Heart Disease: Heart failure is a clinical syndrome that occurs secondary to severe, overwhelming cardiac disease. It occurs because the heart is no longer able to maintain normal venous/capillary pressures, cardiac output, and/or systemic blood pressure. It is most commonly caused by a chronic disease that results in a severe decrease in myocardial contractility, severe regurgitation or shunting, or severe diastolic dysfunction. However, it is common to have all three abnormalities present simultaneously (but with one predominating). By far, the most common clinical manifestations seen with heart failure are directly due to edema and effusion (congestive or backward heart failure). Much less commonly, animals present because of signs referable to a decrease in cardiac output (forward heart failure). Very rarely, they present in cardiogenic shock (low blood pressure due to decreased cardiac output).

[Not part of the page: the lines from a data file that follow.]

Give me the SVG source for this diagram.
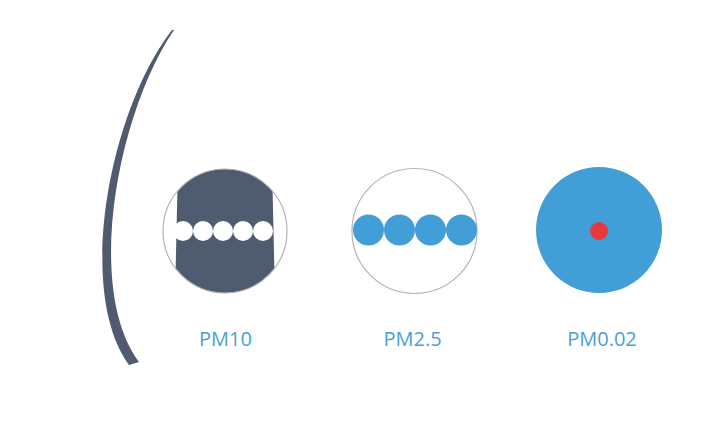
<svg xmlns="http://www.w3.org/2000/svg" width="720" height="423" viewBox="0 0 720 423">
<style>
.ring{fill:none;stroke:#b4b4b4;stroke-width:1.2}
.lbl{font-family:"Open Sans","Noto Sans",sans-serif;font-size:20px;fill:#4a9fd8;text-anchor:middle}
.dark{fill:#4f5b6e}
.blue{fill:#419ed6}
</style>
<defs>
<clipPath id="c1"><circle cx="225" cy="231" r="62"/></clipPath>
</defs>
<rect width="720" height="423" fill="#ffffff"/>
<g id="arc">
<path class="dark" d="M172,30 C110,110 75,290 129,365 L139,362 C84,288 118,112 174,30 Z"/>
</g>
<g id="pm10">
<polygon class="dark" clip-path="url(#c1)" points="178,165 272,165 275,297 175,297"/>
<circle class="ring" cx="225" cy="231" r="62"/>
<g fill="#ffffff">
<circle cx="183" cy="231" r="10"/>
<circle cx="203" cy="231" r="10"/>
<circle cx="223" cy="231" r="10"/>
<circle cx="243" cy="231" r="10"/>
<circle cx="263" cy="231" r="10"/>
</g>
<text class="lbl" x="225.5" y="346">PM10</text>
</g>
<g id="pm25">
<circle class="ring" cx="414.5" cy="231" r="62.5"/>
<circle class="blue" cx="368.5" cy="230" r="15.5"/>
<circle class="blue" cx="399.5" cy="230" r="15.5"/>
<circle class="blue" cx="430.5" cy="230" r="15.5"/>
<circle class="blue" cx="461.5" cy="230" r="15.5"/>
<text class="lbl" x="412.5" y="346">PM2.5</text>
</g>
<g id="pm002">
<circle class="blue" cx="599" cy="230" r="63"/>
<circle cx="599" cy="231" r="9" fill="#e8383d"/>
<text class="lbl" x="602" y="346">PM0.02</text>
</g>
<g id="connectors"/>
</svg>
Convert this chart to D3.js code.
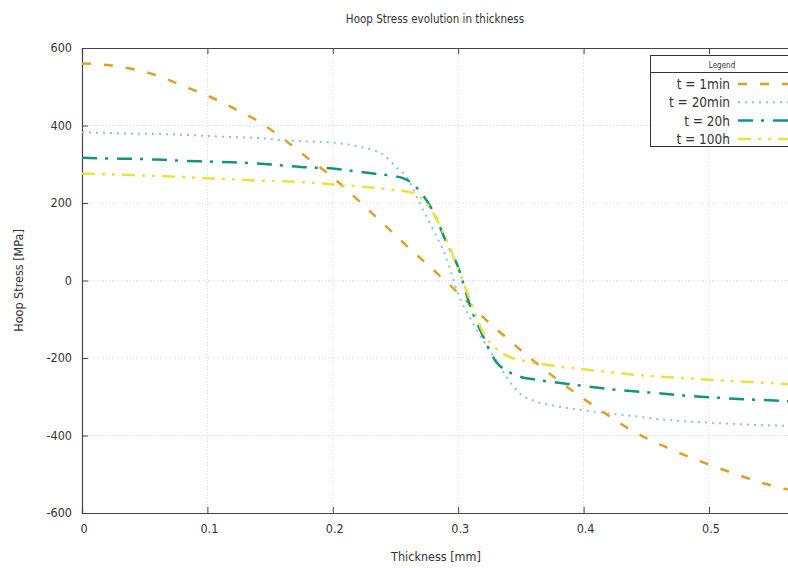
<!DOCTYPE html>
<html>
<head>
<meta charset="utf-8">
<script src="https://cdn.jsdelivr.net/npm/d3@7"></script>
<style>
  body { margin: 0; background: #fff; }
  svg { display: block; font-family: Tahoma, "DejaVu Sans Condensed", "DejaVu Sans", sans-serif; }
  .tick-label { font-size: 12.5px; fill: #333; }
  .grid line { stroke: #d8d8d8; stroke-dasharray: 1,2; }
</style>
</head>
<body>
<svg id="chart" width="788" height="568"></svg>
<script>
(function () {
  // thickness samples [mm] shared by all curves
  const thickness = [0, 0.02, 0.04, 0.06, 0.08, 0.1, 0.12, 0.14, 0.16, 0.18, 0.2, 0.22, 0.24, 0.25, 0.26, 0.27, 0.28, 0.29, 0.3, 0.31, 0.32, 0.33, 0.34, 0.35, 0.36, 0.38, 0.4, 0.42, 0.44, 0.46, 0.48, 0.5, 0.52, 0.54, 0.56, 0.58, 0.6];

  // hoop stress [MPa]
  const stress1min = [560, 556, 546, 529, 503, 477, 446, 412, 367, 316, 266, 208, 147, 117, 86, 57, 28, -2, -32, -63, -95, -124, -152, -180, -207, -258, -305, -349, -390, -422, -450, -475, -498, -520, -537, -553, -568];
  const stress20min = [382, 381, 379, 378, 376, 373, 370, 368, 362, 359, 356, 346, 325, 294, 262, 195, 131, 63, -35, -100, -155, -205, -256, -294, -310, -325, -335, -343, -350, -358, -363, -367, -370, -373, -375, -378, -380];
  const stress20h = [317, 315, 314, 312, 309, 307, 305, 302, 297, 292, 289, 281, 273, 269, 258, 228, 178, 103, 34, -70, -145, -209, -235, -249, -255, -264, -272, -280, -286, -291, -297, -301, -305, -308, -311, -314, -317];
  const stress100h = [276, 274, 272, 270, 267, 264, 261, 258, 256, 253, 248, 243, 237, 233, 229, 215, 175, 110, 30, -55, -135, -175, -196, -206, -212, -222, -229, -236, -243, -248, -252, -256, -260, -263, -267, -270, -273];

  const seriesNames = ["t = 1min", "t = 20min", "t = 20h", "t = 100h"];
  const seriesValues = [stress1min, stress20min, stress20h, stress100h];
  const seriesColors = ["#e0a028", "#8cc0df", "#12957a", "#ece13e"];
  const seriesDashes = ["9,13", "2,5", "15,8,3,9", "13,7,3,7,3,7"];

  const xTicks = [0, 0.1, 0.2, 0.3, 0.4, 0.5];
  const yTicks = [-600, -400, -200, 0, 200, 400, 600];

  const svg = d3.select("#chart");
  const left = 82, top = 48, bottom = 513;

  const x = d3.scaleLinear().domain([0, 0.6]).range([left, left + 1254 * 0.6]);
  const y = d3.scaleLinear().domain([-600, 600]).range([bottom, top]);

  // grid
  const grid = svg.append("g").attr("class", "grid");
  grid.selectAll(".gx").data(xTicks.slice(1)).join("line")
    .attr("x1", (d) => x(d)).attr("x2", (d) => x(d))
    .attr("y1", top).attr("y2", bottom);
  grid.selectAll(".gy").data(yTicks.slice(1, -1)).join("line")
    .attr("x1", left).attr("x2", x(0.6))
    .attr("y1", (d) => y(d)).attr("y2", (d) => y(d));

  // axes: ticks pointing inwards, labels drawn separately
  const axisColor = "#444";
  const xBottom = svg.append("g").attr("transform", `translate(0,${bottom})`)
    .call(d3.axisTop(x).tickValues(xTicks).tickSize(6).tickFormat(""));
  const xTop = svg.append("g").attr("transform", `translate(0,${top})`)
    .call(d3.axisBottom(x).tickValues(xTicks).tickSize(6).tickFormat(""));
  const yLeft = svg.append("g").attr("transform", `translate(${left},0)`)
    .call(d3.axisRight(y).tickValues(yTicks).tickSize(6).tickFormat(""));
  [xBottom, xTop, yLeft].forEach((g) => {
    g.selectAll("path").attr("stroke", axisColor).attr("stroke-width", 1.2);
    g.selectAll("line").attr("stroke", axisColor);
  });

  svg.append("g").selectAll("text").data(xTicks).join("text")
    .attr("class", "tick-label")
    .attr("x", (d) => x(d) + 2).attr("y", bottom + 20)
    .attr("text-anchor", "middle")
    .text((d) => (d === 0 ? "0" : d3.format(".1f")(d)));

  svg.append("g").selectAll("text").data(yTicks).join("text")
    .attr("class", "tick-label")
    .attr("x", left - 10).attr("y", (d) => y(d) + 4)
    .attr("text-anchor", "end")
    .text((d) => d);

  // titles
  svg.append("text").attr("x", 435).attr("y", 23).attr("text-anchor", "middle")
    .attr("font-size", 11.5).attr("fill", "#333").text("Hoop Stress evolution in thickness");
  svg.append("text").attr("x", 436).attr("y", 561).attr("text-anchor", "middle")
    .attr("font-size", 12.5).attr("fill", "#333").text("Thickness [mm]");
  svg.append("text").attr("transform", `translate(23,${y(0)}) rotate(-90)`)
    .attr("text-anchor", "middle").attr("font-size", 12.5).attr("fill", "#333")
    .text("Hoop Stress [MPa]");

  // curves
  const line = d3.line()
    .x((d) => x(d[0]))
    .y((d) => y(d[1]))
    .curve(d3.curveMonotoneX);

  svg.append("g").selectAll("path").data(seriesValues).join("path")
    .attr("fill", "none")
    .attr("stroke", (d, i) => seriesColors[i])
    .attr("stroke-width", (d, i) => (i === 1 ? 2 : 2.5))
    .attr("stroke-dasharray", (d, i) => seriesDashes[i])
    .attr("d", (vals) => line(thickness.map((t, k) => [t, vals[k]])));

  // legend
  const legend = svg.append("g");
  legend.append("rect").attr("x", 650.5).attr("y", 55.5).attr("width", 150).attr("height", 91)
    .attr("fill", "#fff").attr("stroke", "#333");
  legend.append("line").attr("x1", 650).attr("x2", 800).attr("y1", 72.5).attr("y2", 72.5)
    .attr("stroke", "#333");
  legend.append("text").attr("x", 722).attr("y", 68).attr("text-anchor", "middle")
    .attr("font-size", 8).attr("fill", "#333").text("Legend");

  const rows = legend.selectAll(".row").data(seriesNames).join("g")
    .attr("transform", (d, i) => `translate(0,${84 + i * 18.3})`);
  rows.append("text").attr("x", 730).attr("y", 5).attr("text-anchor", "end")
    .attr("font-size", 13.5).attr("fill", "#333").text((d) => d);
  rows.append("line").attr("x1", 738).attr("x2", 790).attr("y1", 0).attr("y2", 0)
    .attr("stroke", (d, i) => seriesColors[i])
    .attr("stroke-width", (d, i) => (i === 1 ? 2 : 2.5))
    .attr("stroke-dasharray", (d, i) => seriesDashes[i]);
})();
</script>
</body>
</html>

This occurs because the cardiovascular system operates under a system of priorities. Its three primary functions are to maintain a normal blood pressure and normal cardiac output, both at a normal venous/capillary pressure. When the system is overwhelmed, it allows venous/capillary pressure to increase first (and so allows edema or effusion to form) and then allows cardiac output to fall. Only after cardiac output has fallen remarkably does cardiogenic shock occur. In acute heart failure, before any compensation has occurred, cardiogenic shock may predominate, but even in this situation, acute chordal rupture is the most common cause of acute heart failure in animals and results in an increased left atrial pressure and thus pulmonary edema.